Joe Edwards and the Peacock Diner, a lifelong neon passion

| Senior Scene Editor

At last, the Peacock Diner will be opening its doors on the Delmar Loop. The first day of business is tentatively set for Parents’ Weekend.

While the progress has been slowly visible through the restaurant’s large picture windows, few people know the story behind the new eatery’s name. It’s a tale that began 15 years ago, when owner Joe Edwards bought his first peacock collectible.

The sign for the Peacock Diner juts out above the sidewalk next to the Lofts of Washington University. The 24-hour diner is expected to open this weekend, just in time for parent visitors to campus.Stephen Huber | Student Life

The sign for the Peacock Diner juts out above the sidewalk next to the Lofts of Washington University. The 24-hour diner is expected to open this weekend, just in time for parent visitors to campus.

Since then, he’s shopped at flea marts, at antique malls and in catalogues, and he has even contracted independent artists. Now his collection is so large that he can’t even remember which was his first purchase. All around the sides of the new restaurant are display cases chock-full of everything peacock: from feathers to shoes to illuminated figurines. Edwards has been awake well into the wee hours of the morning this week getting the arrangements just right.

You might be wondering what the deal is, though. Why the peacock?

The meaning actually ties into Edwards’ view for the long-range development of the Loop.

For those who don’t know, Edwards is the owner of Blueberry Hill and has been involved in the development of the Tivoli Theatre, Pin-up Bowl, the Pageant, the Moonrise Hotel and now the Peacock Diner. He is not just a business owner—he has taken an active role in city planning.

To him, the peacock symbolizes all that he is trying to create on the Loop—it’s beautiful, elegant and multi-cultural, he said.

Certainly, his favorite piece of his extensive collection is the diner’s sign. It’s hard to miss the active neon sign featuring a multi-colored peacock’s tail hanging above the Loop. Alongside his daughter, who is a graphic designer, Edwards commissioned the piece to be a fixture on this new section of the street.

“The signs are the artistic anchors to the Loop,” he said. “Can you imagine the Loop without the signs? It would be not nearly as cheerful or as inviting.”

Beyond an obvious, scrutinizing attention to detail, Edwards has a much larger vision that connects his various efforts.

“On the Loop, you have people from all economic strata interacting, and that’s the key to the future,” he said.

He prizes the diversity of those who visit the Loop, from Wash.

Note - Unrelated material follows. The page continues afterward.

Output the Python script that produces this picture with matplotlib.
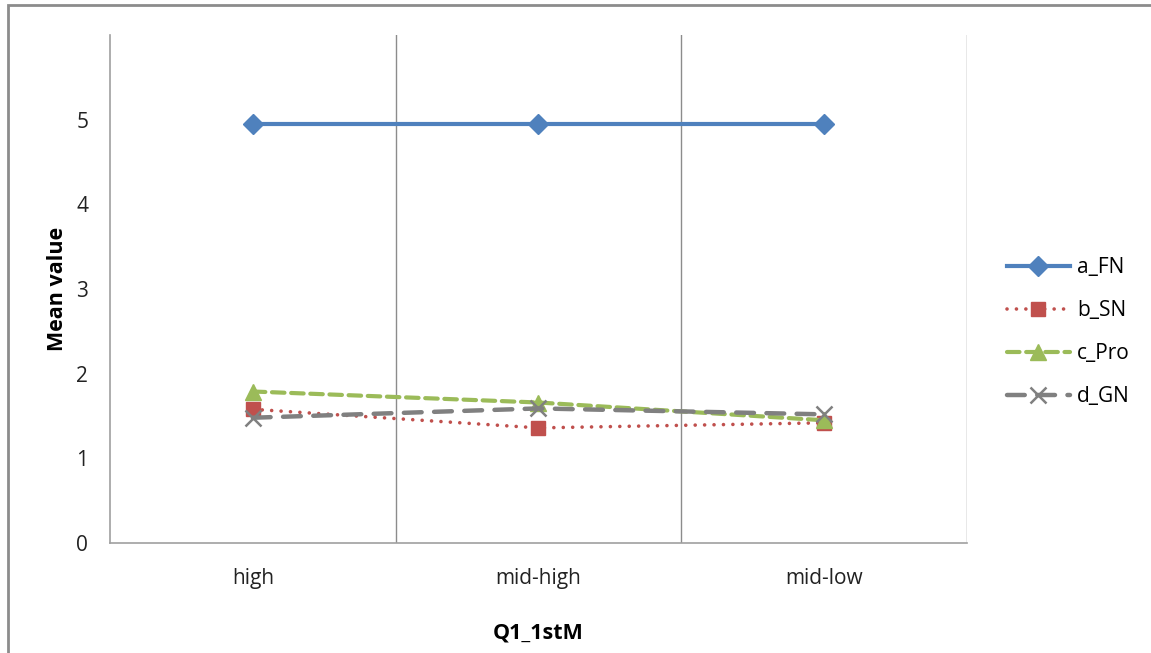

U. students to local high-schoolers to families and residents of University City. Seeking to foster community interaction, he designed the counters of the diner to be U-shaped so as to encourage casual conversation with neighbors.

Joe Edwards, the owner of Blueberry Hill and other businesses on the Delmar Loop, walks through his new restaurant, the Peacock Diner, wearing a floral shirt. Stephen Huber | Student Life

Joe Edwards, the owner of Blueberry Hill and other businesses on the Delmar Loop, walks through his new restaurant, the Peacock Diner, wearing a floral shirt.

With food being served 24 hours per day, Edwards envisions students studying for exams crossing paths with employees headed for an early morning shift.

Not only will the hours foster community, he said, they will add to the safety of the neighborhood.

“The Lofts and the Peacock coming in fills in a space that was a dark hole on the Loop,” he said. “I can’t emphasize enough how important that is to the safety, that there are no pockets anymore. Now, the Loop is a true 24/7 neighborhood.”

The fare won’t be limited to your average diner food. While there will be burgers and (some boozy) milkshakes, the menu will also feature Asian-influenced dishes, vegetarian and vegan options, and a selection of Missouri wines and local craft beers.

“It’s really important to me to have independent businesses that people can relate to,” Edwards said.

His hope, ultimately, is to create an inviting, new space.

As I was gathering up my notebook and pencil after talking to Edwards, I glanced around at the display cases and spotted a vintage frying pan filled with ceramic eggs. Edwards pointed it out to me as a piece he’d had for well over 20 years.

“It reminds me of the phrase, ‘Be like two fried eggs and keep your sunny side up,’” he said. “That’s what I hope the Peacock will do for people.”